** start of MATERIAL TO PROCESS **

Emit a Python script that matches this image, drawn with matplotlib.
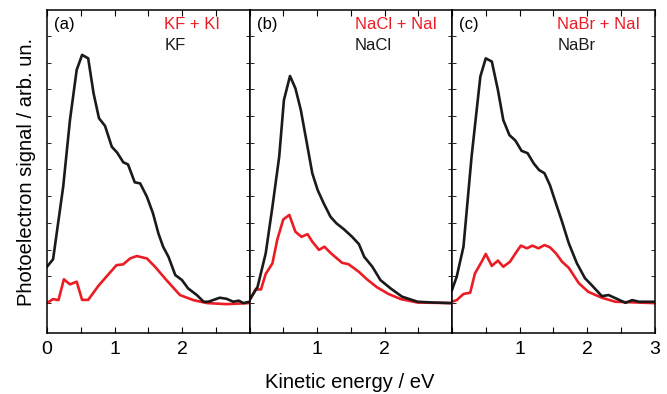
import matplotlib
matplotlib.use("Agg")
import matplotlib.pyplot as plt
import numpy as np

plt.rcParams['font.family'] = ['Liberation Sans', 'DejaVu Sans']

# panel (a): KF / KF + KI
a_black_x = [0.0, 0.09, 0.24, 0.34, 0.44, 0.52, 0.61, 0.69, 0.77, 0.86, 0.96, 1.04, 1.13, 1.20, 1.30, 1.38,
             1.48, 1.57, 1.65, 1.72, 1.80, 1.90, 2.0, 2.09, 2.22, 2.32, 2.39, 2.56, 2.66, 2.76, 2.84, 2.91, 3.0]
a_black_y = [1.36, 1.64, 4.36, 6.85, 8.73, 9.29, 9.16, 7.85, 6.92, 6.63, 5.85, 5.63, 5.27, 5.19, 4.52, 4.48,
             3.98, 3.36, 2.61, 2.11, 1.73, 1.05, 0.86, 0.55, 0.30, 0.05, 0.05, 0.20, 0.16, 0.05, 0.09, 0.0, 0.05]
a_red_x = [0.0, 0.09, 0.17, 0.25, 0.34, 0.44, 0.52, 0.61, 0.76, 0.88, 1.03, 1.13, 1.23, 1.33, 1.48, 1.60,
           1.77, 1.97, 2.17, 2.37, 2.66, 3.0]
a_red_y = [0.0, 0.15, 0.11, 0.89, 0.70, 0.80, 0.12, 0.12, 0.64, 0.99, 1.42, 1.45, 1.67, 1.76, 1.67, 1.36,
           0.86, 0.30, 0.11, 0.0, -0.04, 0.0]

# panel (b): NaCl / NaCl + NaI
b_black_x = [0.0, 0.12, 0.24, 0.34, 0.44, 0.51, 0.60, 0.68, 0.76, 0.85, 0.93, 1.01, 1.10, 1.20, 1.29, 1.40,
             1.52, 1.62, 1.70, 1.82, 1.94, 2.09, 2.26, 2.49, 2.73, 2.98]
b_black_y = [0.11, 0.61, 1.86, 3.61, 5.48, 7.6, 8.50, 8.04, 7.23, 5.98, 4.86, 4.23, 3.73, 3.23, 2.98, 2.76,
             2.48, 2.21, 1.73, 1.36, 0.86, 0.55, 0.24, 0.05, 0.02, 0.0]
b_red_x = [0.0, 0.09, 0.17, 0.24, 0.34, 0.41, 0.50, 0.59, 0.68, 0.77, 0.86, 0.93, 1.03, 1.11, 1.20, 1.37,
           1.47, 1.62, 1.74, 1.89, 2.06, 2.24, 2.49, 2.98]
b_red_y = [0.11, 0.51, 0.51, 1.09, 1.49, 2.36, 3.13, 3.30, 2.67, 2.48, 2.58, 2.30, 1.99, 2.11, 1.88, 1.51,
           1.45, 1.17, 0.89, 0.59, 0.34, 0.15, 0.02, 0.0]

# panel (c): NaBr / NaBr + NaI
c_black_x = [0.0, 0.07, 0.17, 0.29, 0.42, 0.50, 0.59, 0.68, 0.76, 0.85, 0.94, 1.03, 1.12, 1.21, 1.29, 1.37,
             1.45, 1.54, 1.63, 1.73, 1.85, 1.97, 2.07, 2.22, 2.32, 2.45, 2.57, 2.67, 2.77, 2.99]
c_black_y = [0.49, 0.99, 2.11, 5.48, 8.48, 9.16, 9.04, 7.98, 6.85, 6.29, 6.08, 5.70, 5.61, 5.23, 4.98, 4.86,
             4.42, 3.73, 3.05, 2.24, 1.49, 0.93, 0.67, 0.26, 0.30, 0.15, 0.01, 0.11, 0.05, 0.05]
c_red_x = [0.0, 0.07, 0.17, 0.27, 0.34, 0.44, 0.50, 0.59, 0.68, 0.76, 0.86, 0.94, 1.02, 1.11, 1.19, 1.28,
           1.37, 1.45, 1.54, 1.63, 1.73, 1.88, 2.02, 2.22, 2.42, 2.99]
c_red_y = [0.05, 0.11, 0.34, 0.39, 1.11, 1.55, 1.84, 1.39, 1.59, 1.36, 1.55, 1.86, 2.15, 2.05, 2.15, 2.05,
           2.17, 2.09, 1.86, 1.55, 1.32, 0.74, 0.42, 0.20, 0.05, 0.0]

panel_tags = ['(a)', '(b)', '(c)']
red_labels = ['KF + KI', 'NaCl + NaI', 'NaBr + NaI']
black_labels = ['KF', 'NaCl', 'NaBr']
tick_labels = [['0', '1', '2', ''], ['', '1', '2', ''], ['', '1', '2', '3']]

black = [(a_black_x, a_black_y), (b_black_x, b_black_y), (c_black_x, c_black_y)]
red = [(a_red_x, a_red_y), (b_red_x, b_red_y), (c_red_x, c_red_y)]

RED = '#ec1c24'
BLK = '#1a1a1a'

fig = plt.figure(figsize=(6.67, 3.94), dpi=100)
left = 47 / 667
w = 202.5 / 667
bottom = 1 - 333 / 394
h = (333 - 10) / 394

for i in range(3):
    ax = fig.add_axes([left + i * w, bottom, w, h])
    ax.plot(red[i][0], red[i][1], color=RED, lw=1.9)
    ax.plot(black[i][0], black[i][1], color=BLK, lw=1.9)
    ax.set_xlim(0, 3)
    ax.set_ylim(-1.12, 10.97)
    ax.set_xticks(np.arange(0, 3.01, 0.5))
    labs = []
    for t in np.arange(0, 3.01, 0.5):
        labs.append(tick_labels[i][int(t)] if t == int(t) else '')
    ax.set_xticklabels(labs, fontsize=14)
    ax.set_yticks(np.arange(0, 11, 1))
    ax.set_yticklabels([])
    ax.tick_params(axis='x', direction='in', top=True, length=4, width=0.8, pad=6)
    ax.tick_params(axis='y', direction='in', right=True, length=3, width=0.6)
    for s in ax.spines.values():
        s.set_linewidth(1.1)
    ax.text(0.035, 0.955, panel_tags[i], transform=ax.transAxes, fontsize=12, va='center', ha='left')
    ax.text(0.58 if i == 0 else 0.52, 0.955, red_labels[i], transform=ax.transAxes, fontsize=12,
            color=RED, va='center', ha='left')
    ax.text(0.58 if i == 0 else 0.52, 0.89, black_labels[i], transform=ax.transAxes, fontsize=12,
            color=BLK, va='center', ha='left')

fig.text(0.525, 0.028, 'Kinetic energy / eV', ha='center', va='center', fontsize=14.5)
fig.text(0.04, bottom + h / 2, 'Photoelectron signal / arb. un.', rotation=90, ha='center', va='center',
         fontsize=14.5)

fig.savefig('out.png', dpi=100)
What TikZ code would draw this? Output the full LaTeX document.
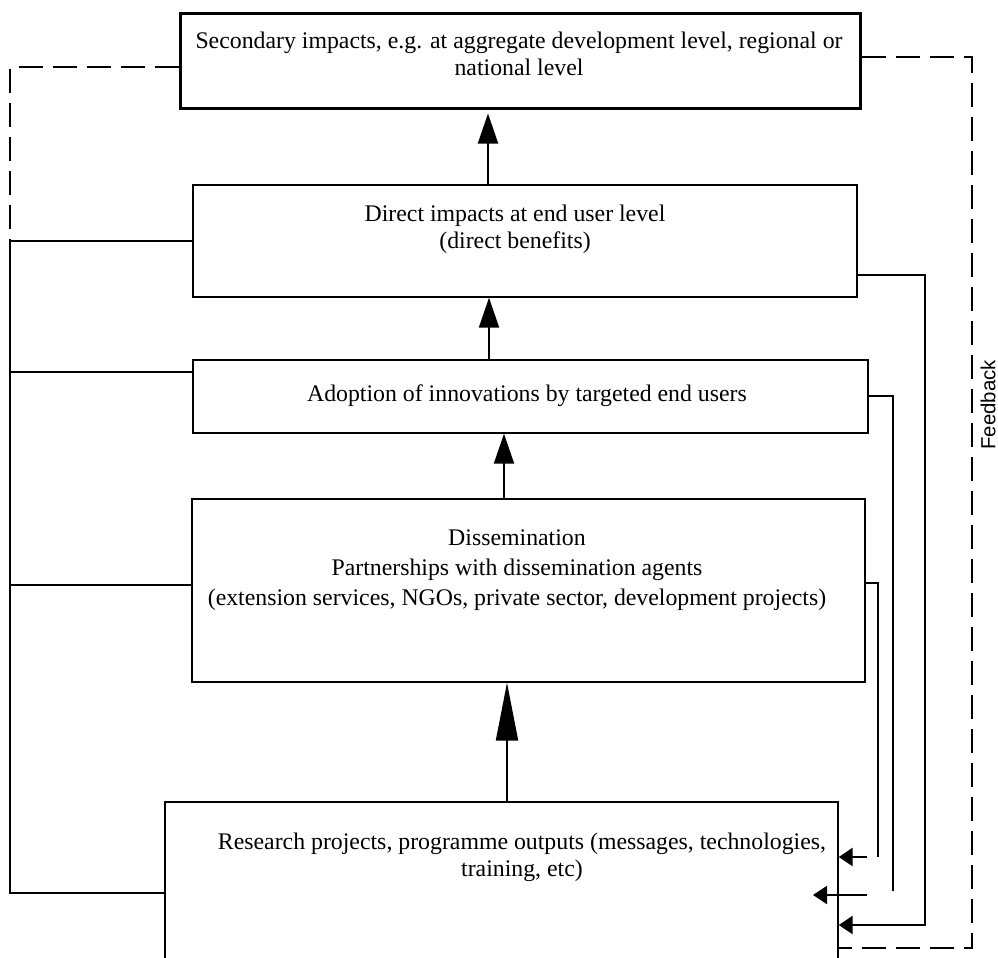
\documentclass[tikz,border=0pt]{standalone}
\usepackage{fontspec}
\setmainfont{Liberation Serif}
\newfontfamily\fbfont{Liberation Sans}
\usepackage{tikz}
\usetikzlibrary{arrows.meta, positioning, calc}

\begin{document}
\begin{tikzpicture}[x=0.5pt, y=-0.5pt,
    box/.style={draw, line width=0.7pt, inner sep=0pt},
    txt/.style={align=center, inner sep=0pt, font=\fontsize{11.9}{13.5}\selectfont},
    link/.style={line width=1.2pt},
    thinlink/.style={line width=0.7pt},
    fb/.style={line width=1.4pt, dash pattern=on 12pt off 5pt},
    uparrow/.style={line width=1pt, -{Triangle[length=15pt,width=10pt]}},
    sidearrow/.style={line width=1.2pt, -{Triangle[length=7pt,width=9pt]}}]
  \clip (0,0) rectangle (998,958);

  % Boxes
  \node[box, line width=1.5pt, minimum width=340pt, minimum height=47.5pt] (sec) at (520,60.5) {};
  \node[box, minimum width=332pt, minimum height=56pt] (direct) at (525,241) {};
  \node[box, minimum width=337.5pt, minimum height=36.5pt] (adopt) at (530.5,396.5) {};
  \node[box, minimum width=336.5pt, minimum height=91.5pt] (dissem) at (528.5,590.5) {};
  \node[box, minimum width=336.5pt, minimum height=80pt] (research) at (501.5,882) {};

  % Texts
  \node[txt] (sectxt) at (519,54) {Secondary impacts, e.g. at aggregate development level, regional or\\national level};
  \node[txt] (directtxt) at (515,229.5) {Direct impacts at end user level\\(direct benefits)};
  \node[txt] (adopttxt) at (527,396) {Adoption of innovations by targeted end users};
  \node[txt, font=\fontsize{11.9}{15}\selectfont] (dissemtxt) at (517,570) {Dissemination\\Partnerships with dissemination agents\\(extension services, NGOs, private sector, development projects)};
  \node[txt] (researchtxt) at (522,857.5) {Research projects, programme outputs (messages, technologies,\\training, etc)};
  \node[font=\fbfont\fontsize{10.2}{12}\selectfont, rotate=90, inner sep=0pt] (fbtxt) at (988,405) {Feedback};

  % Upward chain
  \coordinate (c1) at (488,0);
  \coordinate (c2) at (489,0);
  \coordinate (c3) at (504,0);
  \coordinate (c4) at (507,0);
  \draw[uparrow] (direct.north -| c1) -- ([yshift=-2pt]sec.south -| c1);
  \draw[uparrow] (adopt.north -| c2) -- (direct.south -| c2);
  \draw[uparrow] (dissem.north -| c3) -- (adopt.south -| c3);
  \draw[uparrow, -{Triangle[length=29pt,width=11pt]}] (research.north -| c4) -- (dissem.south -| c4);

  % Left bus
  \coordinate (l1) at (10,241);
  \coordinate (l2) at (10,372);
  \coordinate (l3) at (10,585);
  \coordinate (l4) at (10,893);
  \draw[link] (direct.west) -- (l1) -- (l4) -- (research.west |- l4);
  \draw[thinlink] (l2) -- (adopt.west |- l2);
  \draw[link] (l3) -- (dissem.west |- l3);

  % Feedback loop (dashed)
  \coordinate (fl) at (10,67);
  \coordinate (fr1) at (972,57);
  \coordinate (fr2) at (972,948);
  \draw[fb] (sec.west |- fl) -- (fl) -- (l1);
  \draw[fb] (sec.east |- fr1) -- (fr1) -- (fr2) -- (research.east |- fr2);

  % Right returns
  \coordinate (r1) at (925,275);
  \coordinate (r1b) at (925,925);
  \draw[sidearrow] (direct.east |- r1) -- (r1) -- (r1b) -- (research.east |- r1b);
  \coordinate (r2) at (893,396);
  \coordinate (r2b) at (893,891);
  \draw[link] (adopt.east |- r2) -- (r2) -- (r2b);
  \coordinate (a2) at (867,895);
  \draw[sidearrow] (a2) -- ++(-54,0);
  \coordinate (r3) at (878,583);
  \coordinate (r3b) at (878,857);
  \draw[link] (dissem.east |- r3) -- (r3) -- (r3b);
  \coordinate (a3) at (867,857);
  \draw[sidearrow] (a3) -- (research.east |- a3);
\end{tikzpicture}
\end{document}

** end of MATERIAL TO PROCESS **

* INSTRUCTIONS FOR THE TASK *
Up to and including the line containing "plt.rcParams['font.family'] = ['Liberation", repeat every line from the start of the data, but none of the pictures.

* ANSWER FOR THIS EXERCISE *
Emit a Python script that matches this image, drawn with matplotlib.
import matplotlib
matplotlib.use("Agg")
import matplotlib.pyplot as plt
import numpy as np

plt.rcParams['font.family'] = ['Liberation Sans', 'DejaVu Sans']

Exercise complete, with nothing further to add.